25. If you want to print effects or save CPU, resample the final instrument with sends printed: create an audio track set to receive the reese group and record the output.
[Common mistakes to avoid]
- Widening sub frequencies — always mono the low chain.
- Sending low content into Echo or Reverb without filtering — highpass returns to avoid muddiness.
- Excessive unison or detune — too much causes a flabby low end. Tame unison in the lowest octaves.
- Not sidechaining to the kick — a heavy reese will crowd the kick in DnB unless you duck it.
- Resampling at the wrong level — avoid clipping and keep healthy headroom, normalize afterward if needed.
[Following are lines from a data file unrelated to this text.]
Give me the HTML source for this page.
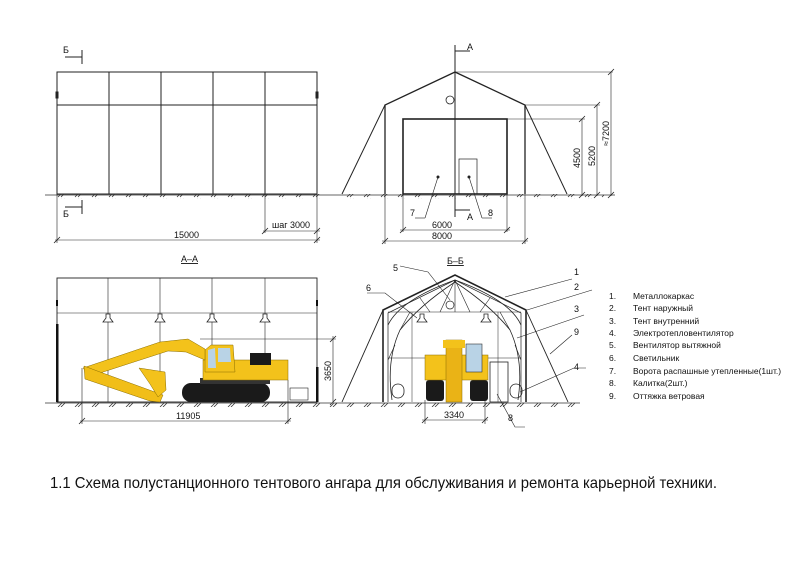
<!DOCTYPE html>
<html><head><meta charset="utf-8"><style>
html,body{margin:0;padding:0;background:#fff;width:800px;height:565px;overflow:hidden}
svg{display:block}
text{font-family:"Liberation Sans Narrow","Liberation Sans",sans-serif;fill:#111}
</style></head><body>
<svg width="800" height="565" viewBox="0 0 800 565" xmlns="http://www.w3.org/2000/svg">
<defs>
<pattern id="hatch" width="17" height="6" patternUnits="userSpaceOnUse" x="6">
<path d="M1,5 L5,1 M4,5 L8,1" stroke="#333" stroke-width="0.8"/>
</pattern>
</defs>
<g stroke="#222" fill="none" stroke-width="1">
<!-- TOP LEFT -->
<rect x="57" y="72" width="260" height="122"/>
<line x1="57" y1="105" x2="317" y2="105"/>
<line x1="109" y1="72" x2="109" y2="194"/><line x1="161" y1="72" x2="161" y2="194"/>
<line x1="213" y1="72" x2="213" y2="194"/><line x1="265" y1="72" x2="265" y2="194"/>
<line x1="45" y1="195" x2="325" y2="195" stroke="#666"/>
<rect x="49" y="194" width="272" height="5" fill="url(#hatch)" stroke="none"/>
<line x1="65" y1="57" x2="82" y2="57"/><line x1="82" y1="50" x2="82" y2="64"/>
<line x1="65" y1="207" x2="82" y2="207"/><line x1="82" y1="200" x2="82" y2="214"/>
<line x1="57" y1="194" x2="57" y2="243" stroke-width="0.6"/><line x1="317" y1="194" x2="317" y2="243" stroke-width="0.6"/>
<line x1="265" y1="194" x2="265" y2="233" stroke-width="0.6"/>
<line x1="55" y1="240" x2="320" y2="240" stroke-width="0.6"/>
<line x1="263" y1="231" x2="320" y2="231" stroke-width="0.6"/>
<path d="M54,243 L60,237 M314,243 L320,237 M262,234 L268,228 M314,234 L320,228" stroke-width="0.8"/>
<rect x="56" y="92" width="2" height="6" fill="#222"/><rect x="316" y="92" width="2" height="6" fill="#222"/>

<!-- TOP RIGHT -->
<path d="M385,194 L385,105 L455,72 L525,105 L525,194" stroke-width="1.3"/>
<line x1="385" y1="105" x2="342" y2="194"/><line x1="525" y1="105" x2="567" y2="194"/>
<rect x="403" y="119" width="104" height="75" stroke-width="1.6"/>
<rect x="459" y="159" width="18" height="35" stroke-width="0.7"/>
<line x1="455" y1="45" x2="455" y2="217"/>
<line x1="455" y1="51" x2="470" y2="51"/><line x1="455" y1="210" x2="470" y2="210"/>
<circle cx="450" cy="100" r="4" stroke-width="0.8"/>
<line x1="320" y1="195" x2="615" y2="195" stroke="#666"/>
<rect x="339" y="194" width="265" height="5" fill="url(#hatch)" stroke="none"/>
<g stroke-width="0.6">
<line x1="455" y1="72" x2="613" y2="72"/><line x1="525" y1="105" x2="600" y2="105"/><line x1="507" y1="119" x2="585" y2="119"/>
<line x1="582" y1="119" x2="582" y2="196"/><line x1="597" y1="105" x2="597" y2="196"/><line x1="611" y1="72" x2="611" y2="196"/>
<line x1="385" y1="194" x2="385" y2="244"/><line x1="525" y1="194" x2="525" y2="244"/>
<line x1="403" y1="194" x2="403" y2="232"/><line x1="507" y1="194" x2="507" y2="232"/>
<line x1="400" y1="230" x2="510" y2="230"/><line x1="382" y1="241" x2="528" y2="241"/>
<line x1="438" y1="177" x2="425" y2="218"/><line x1="415" y1="218" x2="425" y2="218"/>
<line x1="469" y1="177" x2="482" y2="218"/><line x1="482" y1="218" x2="492" y2="218"/>
</g>
<path d="M400,233 L406,227 M504,233 L510,227 M382,244 L388,238 M522,244 L528,238 M579,122 L585,116 M594,108 L600,102 M608,75 L614,69 M579,198 L585,192 M594,198 L600,192 M608,198 L614,192" stroke-width="0.8"/>
<circle cx="438" cy="177" r="1" fill="#222"/><circle cx="469" cy="177" r="1" fill="#222"/>

<!-- BOTTOM LEFT -->
<rect x="57" y="278" width="260" height="124" stroke-width="0.9"/>
<line x1="57" y1="313" x2="317" y2="313" stroke-width="0.6"/>
<g stroke-width="0.6">
<line x1="108" y1="278" x2="108" y2="402"/><line x1="160" y1="278" x2="160" y2="402"/>
<line x1="212" y1="278" x2="212" y2="360"/><line x1="265" y1="278" x2="265" y2="360"/>
</g>
<rect x="56" y="324" width="2.5" height="78" fill="#111" stroke="none"/>
<rect x="316" y="367" width="2.5" height="35" fill="#111" stroke="none"/>
<rect x="56" y="300" width="2" height="6" fill="#111" stroke="none"/><rect x="316" y="300" width="2" height="6" fill="#111" stroke="none"/>
<line x1="45" y1="403" x2="340" y2="403" stroke="#666"/>
<rect x="49" y="402" width="290" height="5" fill="url(#hatch)" stroke="none"/>
<g stroke-width="0.6">
<line x1="82" y1="368" x2="82" y2="424"/><line x1="288" y1="380" x2="288" y2="424"/>
<line x1="80" y1="421" x2="291" y2="421"/>
<line x1="200" y1="339" x2="336" y2="339"/><line x1="333" y1="336" x2="333" y2="404"/>
<rect x="290" y="388" width="18" height="12"/>
</g>
<path d="M79,424 L85,418 M285,424 L291,418 M330,342 L336,336 M330,405 L336,399" stroke-width="0.8"/>
</g>
<!-- lamps -->
<g fill="#fff" stroke="#222" stroke-width="0.8">
<path d="M106,314 h4 v4 l3,4 h-10 l3,-4z"/><path d="M158,314 h4 v4 l3,4 h-10 l3,-4z"/>
<path d="M210,314 h4 v4 l3,4 h-10 l3,-4z"/><path d="M263,314 h4 v4 l3,4 h-10 l3,-4z"/>
<path d="M420,314 h4 v4 l3,4 h-10 l3,-4z"/><path d="M484,314 h4 v4 l3,4 h-10 l3,-4z"/>
</g>
<!-- excavator side -->
<rect x="182" y="383" width="88" height="19" rx="9" fill="#1a1a1a"/>
<rect x="200" y="378" width="70" height="6" fill="#333"/>
<rect x="203" y="360" width="85" height="20" fill="#f3c21b" stroke="#8a6d00" stroke-width="0.5"/>
<rect x="250" y="353" width="21" height="12" fill="#1a1a1a"/>
<path d="M205,372 L205,350 L211,345 L233,345 L235,372 Z" fill="#f3c21b" stroke="#8a6d00" stroke-width="0.5"/>
<path d="M208,350 L215,348 L216,368 L208,368 Z M218,348 L230,348 L231,362 L218,362 Z" fill="#b9d3e6"/>
<path d="M83,368 L160,342 L188,339 L205,349 L205,360 L186,352 L168,351 L100,373 L91,378 Z" fill="#f3c21b" stroke="#8a6d00" stroke-width="0.5"/>
<path d="M84,366 L100,372 L163,395 L160,402 L150,401 L85,379 Z" fill="#f1be18" stroke="#8a6d00" stroke-width="0.5"/>
<path d="M139,368 L165,372 L166,390 L158,397 L150,384 Z" fill="#f3c21b" stroke="#8a6d00" stroke-width="0.5"/>
<!-- BOTTOM RIGHT -->
<g stroke="#222" fill="none" stroke-width="0.9">
<path d="M383,402 L383,310 L455,275 L526,310 L526,402" stroke-width="1.6"/>
<path d="M388,402 L388,313 L455,280 L521,313 L521,402" stroke-width="0.7"/>
<line x1="383" y1="310" x2="342" y2="402"/><line x1="526" y1="310" x2="568" y2="402"/>
<path d="M388,325 Q400,300 455,280 Q510,300 521,325 M392,400 Q386,360 400,330 Q420,305 455,282 Q490,305 510,330 Q524,360 518,400" stroke-width="0.8"/>
<path d="M455,280 L440,312 M455,280 L470,312 M455,280 L455,312 M420,298 L430,312 M490,298 L480,312 M400,330 L410,312 M510,330 L500,312 M395,345 L388,360 M515,345 L521,360" stroke-width="0.6"/>
<line x1="388" y1="312" x2="521" y2="312" stroke-width="0.5"/>
<line x1="388" y1="358" x2="521" y2="358" stroke-width="0.5"/>
<line x1="412" y1="312" x2="412" y2="402" stroke-width="0.5"/><line x1="498" y1="312" x2="498" y2="402" stroke-width="0.5"/>
<circle cx="450" cy="305" r="4" stroke-width="0.7"/>
<rect x="490" y="362" width="18" height="40" stroke-width="0.8"/>
<rect x="392" y="384" width="12" height="14" rx="6" stroke-width="0.8"/>
<rect x="510" y="384" width="12" height="14" rx="6" stroke-width="0.8"/>
<line x1="330" y1="403" x2="580" y2="403" stroke="#666"/>
<rect x="335" y="402" width="240" height="5" fill="url(#hatch)" stroke="none"/>
<g stroke-width="0.6">
<line x1="425" y1="400" x2="425" y2="424"/><line x1="485" y1="400" x2="485" y2="424"/>
<line x1="422" y1="420" x2="488" y2="420"/>
<path d="M400,266 L428,272 L450,300"/><path d="M367,293 L385,293 L417,318"/>
<path d="M572,279 L505,297"/><path d="M592,290 L527,310"/><path d="M584,315 L517,338"/>
<path d="M572,335 L550,354"/><path d="M586,368 L574,368 L520,392"/>
<path d="M497,394 L515,427 L525,427"/>
</g>
<path d="M422,423 L428,417 M482,423 L488,417" stroke-width="0.8"/>
</g>
<!-- excavator front -->
<rect x="426" y="380" width="18" height="21" rx="3" fill="#1a1a1a"/>
<rect x="470" y="380" width="18" height="21" rx="3" fill="#1a1a1a"/>
<rect x="425" y="355" width="63" height="25" fill="#f3c21b" stroke="#8a6d00" stroke-width="0.5"/>
<rect x="466" y="344" width="16" height="28" fill="#b9d3e6" stroke="#333" stroke-width="0.6"/>
<rect x="446" y="340" width="16" height="62" fill="#eab316" stroke="#8a6d00" stroke-width="0.5"/>
<rect x="443" y="340" width="22" height="8" fill="#f3c21b"/>
</svg>
<svg style="position:absolute;left:0;top:0" width="800" height="565">
<g font-size="9">
<text x="63" y="53">Б</text><text x="63" y="217">Б</text>
<text x="467" y="50">А</text><text x="467" y="220">А</text>
<text x="174" y="238">15000</text><text x="272" y="228">шаг 3000</text>
<text x="432" y="228">6000</text><text x="432" y="239">8000</text>
<text x="410" y="216">7</text><text x="488" y="216">8</text>
<text transform="translate(580,168) rotate(-90)">4500</text>
<text transform="translate(595,166) rotate(-90)">5200</text>
<text transform="translate(609,146) rotate(-90)">≈7200</text>
<text x="181" y="262" text-decoration="underline">А–А</text>
<text x="447" y="264" text-decoration="underline">Б–Б</text>
<text x="176" y="419">11905</text>
<text transform="translate(331,381) rotate(-90)">3650</text>
<text x="444" y="418">3340</text>
<text x="393" y="271">5</text><text x="366" y="291">6</text>
<text x="574" y="275">1</text><text x="574" y="290">2</text><text x="574" y="312">3</text>
<text x="574" y="335">9</text><text x="574" y="370">4</text><text x="508" y="421">8</text>
</g>
<g font-size="8.5">
<text x="609" y="299">1.</text><text x="633" y="299">Металлокаркас</text>
<text x="609" y="311">2.</text><text x="633" y="311">Тент наружный</text>
<text x="609" y="324">3.</text><text x="633" y="324">Тент внутренний</text>
<text x="609" y="336">4.</text><text x="633" y="336">Электротепловентилятор</text>
<text x="609" y="348">5.</text><text x="633" y="348">Вентилятор вытяжной</text>
<text x="609" y="361">6.</text><text x="633" y="361">Светильник</text>
<text x="609" y="374">7.</text><text x="633" y="374">Ворота распашные утепленные(1шт.)</text>
<text x="609" y="386">8.</text><text x="633" y="386">Калитка(2шт.)</text>
<text x="609" y="399">9.</text><text x="633" y="399">Оттяжка ветровая</text>
</g>
<text x="50" y="488" font-size="16" textLength="667" lengthAdjust="spacingAndGlyphs">1.1 Схема полустанционного тентового ангара для обслуживания и ремонта карьерной техники.</text>
</svg>
</body></html>
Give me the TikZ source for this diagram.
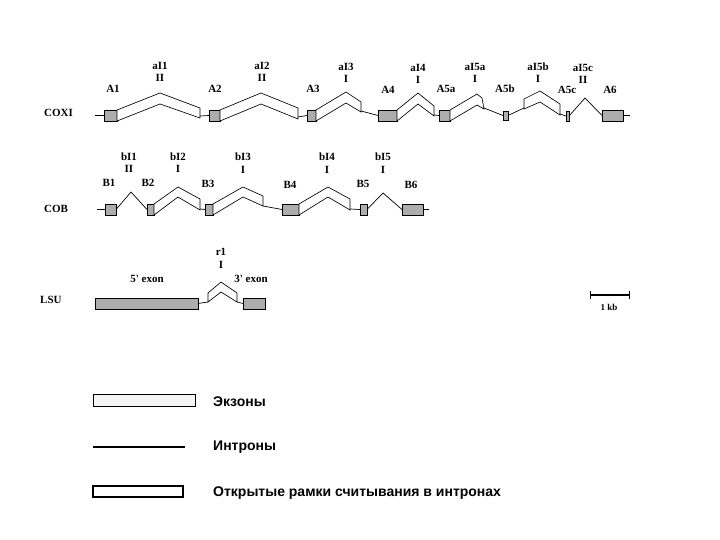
\documentclass[tikz,border=0pt]{standalone}
\usepackage{fontspec}
\setmainfont{Liberation Serif}
\newfontfamily\legfont{Liberation Sans}
\tikzset{
 exon/.style={draw, line width=0.6pt, fill=black!32, inner sep=0pt, outer sep=0pt, anchor=north west},
 orf/.style={draw, line width=0.65pt, fill=white, line join=miter},
 intron/.style={line width=0.7pt},
 lab/.style={font=\bfseries\fontsize{11}{12}\selectfont, inner sep=0pt},
 rowlab/.style={lab, anchor=west},
 leg/.style={font=\legfont\bfseries\fontsize{14}{16}\selectfont, anchor=west, inner sep=0pt},
}
\newcommand\exonbox[5]{\node[exon, minimum width={(#4)-(#2)}, minimum height={(#5)-(#3)}] (#1) at (#2,#3) {};}
\begin{document}
\begin{tikzpicture}[x=1pt,y=-1pt]
\useasboundingbox (0,0) rectangle (720,540);
% ---------------- COXI ----------------
\node[rowlab] (lCOXI) at (44,113) {COXI};
\coordinate (c0) at (95,115.5);
\coordinate (c1) at (630,115.5);
\exonbox{A1}{104}{110}{117}{121}
\exonbox{A2}{209}{110}{220}{121}
\exonbox{A3}{307}{110}{316}{121}
\exonbox{A4}{378}{110}{397}{121}
\exonbox{A5a}{439}{110}{450}{121}
\exonbox{A5b}{503}{111}{508}{120}
\exonbox{A5c}{566}{111}{569}{121}
\exonbox{A6}{602}{110}{623}{121}
% ORF bands
\draw[orf] (A1.north east) -- (160,93) -- (200,108) -- (200,118) -- (160,104) -- (A1.south east) -- cycle;
\draw[orf] (A2.north east) -- (261,93) -- (298,108) -- (298,119) -- (261,104) -- (A2.south east) -- cycle;
\draw[orf] (A3.north east) -- (346,92) -- (361,102) -- (361,112) -- (346,103) -- (A3.south east) -- cycle;
\draw[orf] (A4.north east) -- (418,93) -- (434,106) -- (434,116) -- (418,104) -- (A4.south east) -- cycle;
\draw[orf] (A5a.north east) -- (477,94) -- (482,98) -- (484,109) -- (477,105) -- (A5a.south east) -- cycle;
\draw[orf] (524,99) -- (540,91) -- (560,104) -- (560,115) -- (540,102) -- (524,109) -- cycle;
% band ends
\coordinate (o1) at (200,116);
\coordinate (o2) at (298,117);
\coordinate (o3) at (361,111);
\coordinate (o4) at (434,115);
\coordinate (o5) at (484,108);
\coordinate (o6l) at (524,108);
\coordinate (o6r) at (560,114);
\coordinate (p7) at (585,98);
% introns
\draw[intron] (c0) -- (A1.west);
\draw[intron] (o1) -- (A2.west);
\draw[intron] (o2) -- (A3.west);
\draw[intron] (o3) -- (A4.west);
\draw[intron] (o4) -- (A5a.west);
\draw[intron] (o5) -- (A5b.west);
\draw[intron] (A5b.east) -- (o6l);
\draw[intron] (o6r) -- (A5c.west);
\draw[intron] (A5c.east) -- (p7) -- (A6.west);
\draw[intron] (A6.east) -- (c1);
% labels
\node[lab] (tA1) at (113,89) {A1};
\node[lab] (tA2) at (215,89) {A2};
\node[lab] (tA3) at (313,89) {A3};
\node[lab] (tA4) at (388,90) {A4};
\node[lab] (tA5a) at (446,89) {A5a};
\node[lab] (tA5b) at (505,89) {A5b};
\node[lab] (tA5c) at (567,90) {A5c};
\node[lab] (tA6) at (610,90) {A6};
\node[lab] (naI1) at (160,66) {aI1};  \node[lab] (kaI1) at (160,78) {II};
\node[lab] (naI2) at (262,66) {aI2};  \node[lab] (kaI2) at (262,78) {II};
\node[lab] (naI3) at (346,67) {aI3};  \node[lab] (kaI3) at (346,79) {I};
\node[lab] (naI4) at (418,68) {aI4};  \node[lab] (kaI4) at (418,80) {I};
\node[lab] (naI5a) at (475,67) {aI5a}; \node[lab] (kaI5a) at (475,79) {I};
\node[lab] (naI5b) at (538,67) {aI5b}; \node[lab] (kaI5b) at (538,79) {I};
\node[lab] (naI5c) at (583,68) {aI5c}; \node[lab] (kaI5c) at (583,80) {II};
% ---------------- COB ----------------
\node[rowlab] (lCOB) at (44,209) {COB};
\coordinate (d0) at (97,209.5);
\coordinate (d1) at (429,209.5);
\exonbox{B1}{105}{204}{116}{215}
\exonbox{B2}{147}{204}{154}{215}
\exonbox{B3}{205}{204}{213}{215}
\exonbox{B4}{282}{204}{299}{215}
\exonbox{B5}{360}{204}{367}{215}
\exonbox{B6}{402}{204}{423}{215}
\draw[orf] (B2.north east) -- (178,187) -- (200,199) -- (200,210) -- (178,197) -- (B2.south east) -- cycle;
\draw[orf] (B3.north east) -- (243,187) -- (263,196) -- (263,206) -- (243,197) -- (B3.south east) -- cycle;
\draw[orf] (B4.north east) -- (328,187) -- (350,199) -- (350,210) -- (328,197) -- (B4.south east) -- cycle;
\coordinate (q1) at (131,192);
\coordinate (q2) at (200,209);
\coordinate (q3) at (263,206);
\coordinate (q4) at (350,209);
\coordinate (q5) at (383,193);
\draw[intron] (d0) -- (B1.west);
\draw[intron] (B1.east) -- (q1) -- (B2.west);
\draw[intron] (q2) -- (B3.west);
\draw[intron] (q3) -- (B4.west);
\draw[intron] (q4) -- (B5.west);
\draw[intron] (B5.east) -- (q5) -- (B6.west);
\draw[intron] (B6.east) -- (d1);
\node[lab] (tB1) at (109,183) {B1};
\node[lab] (tB2) at (148,183) {B2};
\node[lab] (tB3) at (208,184) {B3};
\node[lab] (tB4) at (290,185) {B4};
\node[lab] (tB5) at (363,184) {B5};
\node[lab] (tB6) at (411,185) {B6};
\node[lab] (nbI1) at (129,157) {bI1}; \node[lab] (kbI1) at (129,169) {II};
\node[lab] (nbI2) at (178,157) {bI2}; \node[lab] (kbI2) at (178,169) {I};
\node[lab] (nbI3) at (243,157) {bI3}; \node[lab] (kbI3) at (243,170) {I};
\node[lab] (nbI4) at (327,157) {bI4}; \node[lab] (kbI4) at (327,170) {I};
\node[lab] (nbI5) at (383,157) {bI5}; \node[lab] (kbI5) at (383,170) {I};
% ---------------- LSU ----------------
\node[rowlab] (lLSU) at (40,300) {LSU};
\exonbox{E5}{95}{298}{198}{309}
\exonbox{E3}{243}{298}{265}{309}
\draw[orf] (208,293) -- (221,282) -- (237,293) -- (237,302) -- (221,292) -- (208,302) -- cycle;
\coordinate (r0) at (208,302);
\coordinate (r1) at (237,302);
\draw[intron] (E5.east) -- (r0);
\draw[intron] (r1) -- (E3.west);
\node[lab] (t5e) at (147,279) {5\textquotesingle{} exon};
\node[lab] (t3e) at (251,279) {3\textquotesingle{} exon};
\node[lab] (nr1) at (221,252) {r1}; \node[lab] (kr1) at (221,265) {I};
% scale bar
\coordinate (s0) at (590,295);
\coordinate (s1) at (629,295);
\draw[line width=1.1pt] (s0) -- (s1);
\draw[line width=0.8pt] (590,291) -- (590,299) (629,291) -- (629,299);
\node[lab, font=\bfseries\fontsize{9}{10}\selectfont] (tkb) at (609,307) {1 kb};
% ---------------- legend ----------------
\node[draw, line width=0.5pt, fill=gray!8, anchor=north west, inner sep=0pt, outer sep=0pt, minimum width=102pt, minimum height=12pt] (legE) at (93,394) {};
\coordinate (li0) at (93,447);
\coordinate (li1) at (185,447);
\draw[line width=1.4pt] (li0) -- (li1);
\node[draw, line width=1.5pt, fill=white, anchor=north west, inner sep=0pt, outer sep=0pt, minimum width=90pt, minimum height=11pt] (legO) at (93,486) {};
\node[leg] (txE) at (213,402) {Экзоны};
\node[leg] (txI) at (213,447) {Интроны};
\node[leg] (txO) at (213,493) {Открытые рамки считывания в интронах};
\end{tikzpicture}
\end{document}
- Forgetting to sync Echo timing to 174 BPM — unsynced delays can pull the groove.
[Pro tips]
- Resample multiple variations: raw, filtered, chorus-heavy, detune-heavy, reversed tails — build a small library of takes.
- Use Instrument Rack chain selector mapped to a Macro for quick switching between “full”, “low-only”, and “dub” versions.
- Map an LFO to a send macro for rapid dub stutters, but limit depth to avoid runaway feedback.
- For extreme dub tails automate Echo Feedback near self-oscillation, then abruptly cut feedback or highpass the send to terminate the tail.
- If you don’t have Sampler, use Simpler Classic and duplicate for layering; use Utility and EQ to manage mono/stereo.
- Freeze and flatten CPU-heavy chains when you’re happy with them.
- Use Multiband Dynamics to glue mids without crushing sub.
[Mini practice exercise — 45 to 60 minutes]
Tasks:
1. Build a 4-bar Wavetable reese with detuned saws and filter movement, then resample a 4-bar take.
2. Load the resample into Simpler or Sampler, create two chains (low mono and high wide), and save the Instrument Rack.
3. Create two returns: Echo set to 1/8T ping-pong, and Reverb large. Put Echo highpass at 200 Hz.
4. Arrange an 8-bar section: bars 1–4 filtered and low; bars 5–8 full sound with a heavy Echo send on bar 7 and a reverb tail into bar 8. Add sidechain to the kick.
Deliverable: export the 8-bar loop plus two stems — a dry reese stem and a processed stem with sends.
[Recap]
You’ve followed a sampling-forward approach: design a detuned Wavetable reese, resample it to audio, create sampled playable layers in Simpler or Sampler, split low and high content for mono sub stability and wide mids, and build Echo and Reverb returns with send automation to achieve authentic dub movement in a Drum & Bass context. Use Instrument Rack macros and sidechain ducking to carve space for kick and bass. Keep multiple resampled variants and chops handy for musical fills and transitions.
[Closing]
Work iteratively: design, resample, audition as a sampled instrument, tweak, and resample variants. Name and organize your takes so you can reuse them. Small changes in Wavetable translate into big character once resampled and run through Echo and Reverb. That iterative approach and careful macro control is where the musical magic of dubwise reeses comes from. Go build it.